A California man suspected of raping and killing a 79-year-old woman more than three decades ago was identified Tuesday after authorities examined fingernail scrapings that provided a DNA match.

Galt Police Chief Brian Kalinowski told reporters that advances in DNA technology allowed investigators to identify Terry Leroy Bramble as the man who is alleged to have sexually assaulted, strangled and stabbed Lucille Hultgren in her Northern California home in May 1988.

“The fingernails were key to solving this case,” Sacramento County District Attorney Anne Marie Schubert said.

Lucille Hultgren. (Galt Police Dept. via Facebook)
Lucille Hultgren. (Galt Police Dept. via Facebook)

A motive in the killing remained unknown.
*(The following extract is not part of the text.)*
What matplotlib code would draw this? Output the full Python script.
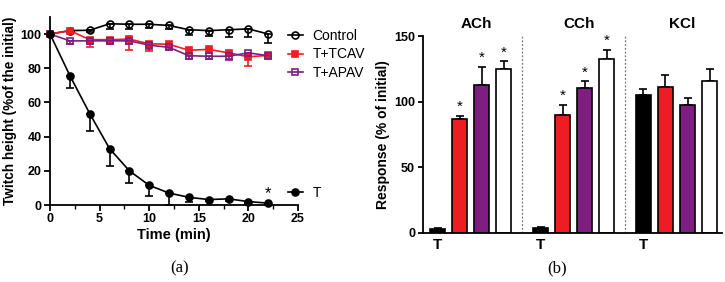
import numpy as np
import matplotlib
matplotlib.use('Agg')
import matplotlib.pyplot as plt
from matplotlib.lines import Line2D

plt.rcParams['font.family'] = ['Liberation Sans', 'DejaVu Sans']

# panel (a): twitch height over time
time = [0, 2, 4, 6, 8, 10, 12, 14, 16, 18, 20, 22]
control = [100, 102, 102.2, 106, 105.7, 105.7, 105, 102.5, 102, 102.5, 103, 100]
control_err = [0, 1, 1, 3, 3, 2, 2, 3, 3, 4.5, 4.5, 5]
tcav = [100, 102, 96.7, 96.7, 97, 94.3, 94, 90.5, 91, 89, 86.7, 87.5]
tcav_err = [0, 1, 4.5, 2, 6.5, 4, 2, 2, 2, 2, 5.5, 2]
apav = [100, 96, 96, 96, 96, 93.5, 92.2, 87.3, 87, 87, 89, 87.3]
apav_err = [0, 2, 2, 2, 2, 2, 1.5, 2, 1.5, 2, 1.5, 1.5]
t_only = [100, 75.7, 53.5, 33, 20, 11.5, 7, 4.5, 3.2, 3.6, 2, 1.1]
t_only_err = [0, 7, 10, 10, 7, 6, 7, 3, 1, 1, 1, 1]

# panel (b): responses per agonist
groups = ['ACh', 'CCh', 'KCl']
resp_t = [2.5, 3.5, 105]
resp_t_err = [1, 1, 4.8]
resp_tcav = [86.7, 89.5, 110.9]
resp_tcav_err = [2.5, 8, 9.6]
resp_apav = [112.6, 110.6, 97.4]
resp_apav_err = [14, 4.8, 5.3]
resp_ctrl = [124.8, 132.5, 115.9]
resp_ctrl_err = [5.9, 6.8, 9.2]
stars = [[False, True, True, True], [False, True, True, True], [False, False, False, False]]

RED = '#ee1d23'
PURPLE = '#7e1e80'

fig = plt.figure(figsize=(7.25, 2.82), dpi=100)

# ---------- panel (a)
ax1 = fig.add_axes([0.069, 0.273, 0.342, 0.667])
series = [
    (control, control_err, 'k', 'o', 'none', 'Control'),
    (tcav, tcav_err, RED, 's', RED, 'T+TCAV'),
    (apav, apav_err, PURPLE, 's', 'none', 'T+APAV'),
    (t_only, t_only_err, 'k', 'o', 'k', 'T'),
]
handles = []
for y, e, c, m, fc, lab in series:
    e = np.array(e)
    ax1.errorbar(time, y, yerr=[e, np.zeros_like(e)], color=c, marker=m,
                 mfc=fc, mec=c, ms=5, mew=1.2, lw=1.2, capsize=3,
                 elinewidth=1.2, capthick=1.2, clip_on=False)
    handles.append(Line2D([], [], color=c, marker=m, mfc=fc, mec=c, ms=5,
                          mew=1.2, lw=1.2, label=lab))
ax1.text(22, 2.5, '*', ha='center', va='bottom', fontsize=12)

ax1.set_xlim(0, 25)
ax1.set_ylim(0, 110)
ax1.set_xticks([0, 5, 10, 15, 20, 25])
ax1.set_xticks(np.arange(0, 25, 2.5), minor=True)
ax1.set_yticks([0, 20, 40, 60, 80, 100])
for s in ['top', 'right']:
    ax1.spines[s].set_visible(False)
for s in ['left', 'bottom']:
    ax1.spines[s].set_linewidth(1.3)
ax1.tick_params(width=1.3, length=4, labelsize=9, pad=2)
ax1.tick_params(which='minor', width=1.0, length=3)
for lab in ax1.get_xticklabels() + ax1.get_yticklabels():
    lab.set_fontweight('bold')
ax1.set_xlabel('Time (min)', fontsize=10.5, fontweight='bold', labelpad=2)
ax1.set_ylabel('Twitch height (%of the initial)', fontsize=9.8, fontweight='bold', labelpad=3)

leg1 = ax1.legend(handles=handles[:3], loc='upper left', bbox_to_anchor=(0.93, 0.975),
                  frameon=False, fontsize=10, handlelength=1.1, handletextpad=0.7,
                  labelspacing=0.35, borderaxespad=0.1)
ax1.add_artist(leg1)
ax1.legend(handles=handles[3:], loc='lower left', bbox_to_anchor=(0.93, -0.01),
           frameon=False, fontsize=10, handlelength=1.1, handletextpad=0.7,
           borderaxespad=0.1)

fig.text(0.248, 0.035, '(a)', fontsize=12, family='Liberation Serif', ha='center')

# ---------- panel (b)
ax2 = fig.add_axes([0.583, 0.175, 0.413, 0.697])
gap = 4.67
width = 0.7
cols = ['k', RED, PURPLE, 'white']
vals = [resp_t, resp_tcav, resp_apav, resp_ctrl]
errs = [resp_t_err, resp_tcav_err, resp_apav_err, resp_ctrl_err]
for gi, g in enumerate(groups):
    base = gi * gap
    for bi in range(4):
        x = base + bi
        v = vals[bi][gi]
        er = errs[bi][gi]
        ax2.bar(x, v, width=width, color=cols[bi], edgecolor='k', linewidth=1.2, zorder=2)
        ax2.errorbar(x, v, yerr=[[0], [er]], color='k', capsize=3, elinewidth=1.2,
                     capthick=1.2, zorder=1)
        if stars[gi][bi]:
            ax2.text(x, v + er + 1.5, '*', ha='center', va='bottom', fontsize=11)
    ax2.text(base + 1.75, 154, g, ha='center', va='bottom', fontsize=11,
             fontweight='bold', clip_on=False)
    ax2.text(base, -4, 'T', ha='center', va='top', fontsize=11, fontweight='bold')
for xl in [3.83, 3.83 + gap]:
    ax2.axvline(xl, color='0.45', ls=(0, (1.5, 1.5)), lw=0.9)

ax2.set_xlim(-0.68, 2 * gap + 3 + 0.57)
ax2.set_ylim(0, 150)
ax2.set_yticks([0, 50, 100, 150])
ax2.set_xticks([])
for s in ['top', 'right']:
    ax2.spines[s].set_visible(False)
for s in ['left', 'bottom']:
    ax2.spines[s].set_linewidth(1.3)
ax2.tick_params(width=1.3, length=3.5, labelsize=9, pad=2)
for lab in ax2.get_yticklabels():
    lab.set_fontweight('bold')
ax2.set_ylabel('Response (% of initial)', fontsize=10, fontweight='bold', labelpad=3)

fig.text(0.768, 0.035, '(b)', fontsize=12, family='Liberation Serif', ha='center')

fig.savefig('out.png', dpi=100)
Bramble, whom authorities described as a sex offender and a "longtime resident and transient" in the small community of Galt, died in October 2011 of natural causes.

Kalinowski said he was living under a highway bridge at the time.

"He was not on our radar as a potential suspect," Kalinowski said.

Hultgren, who had two sons, moved to the area 25 years earlier from Ohio and "lived a modest a life by all accounts," Schubert said. "Her church and her faith were important to her."

Her husband died the year before her death.

Two of Hultgren’s friends discovered her body in the bedroom of her home when they went to check on her after she missed church, Kalinowski said. The coroner believed her body had been there for two to five days, he said.

Traditional investigative techniques failed to identify a suspect, as did earlier efforts to solve Galt's single cold case using DNA, former Galt Police Chief Doug Matthews said. The case was re-examined after a former detective who investigated the killing mentioned it to Schubert last year, she said.

Schubert said the sample required to analyze DNA has changed considerably over the years, shrinking from the size of a quarter to "less than one-billionth of a Sweet and Low package."

Finding the fingernail scrapings ⁠— some of which were identified as belonging to Bramble ⁠— was like discovering a "needle in a haystack," she added.

A statement provided to authorities by Hultgren's one living son and read by Schubert said that he was "glad to know the case was solved.” It added: “I wish the man was still alive to face the consequences. I wish my older brother was still alive to hear the news."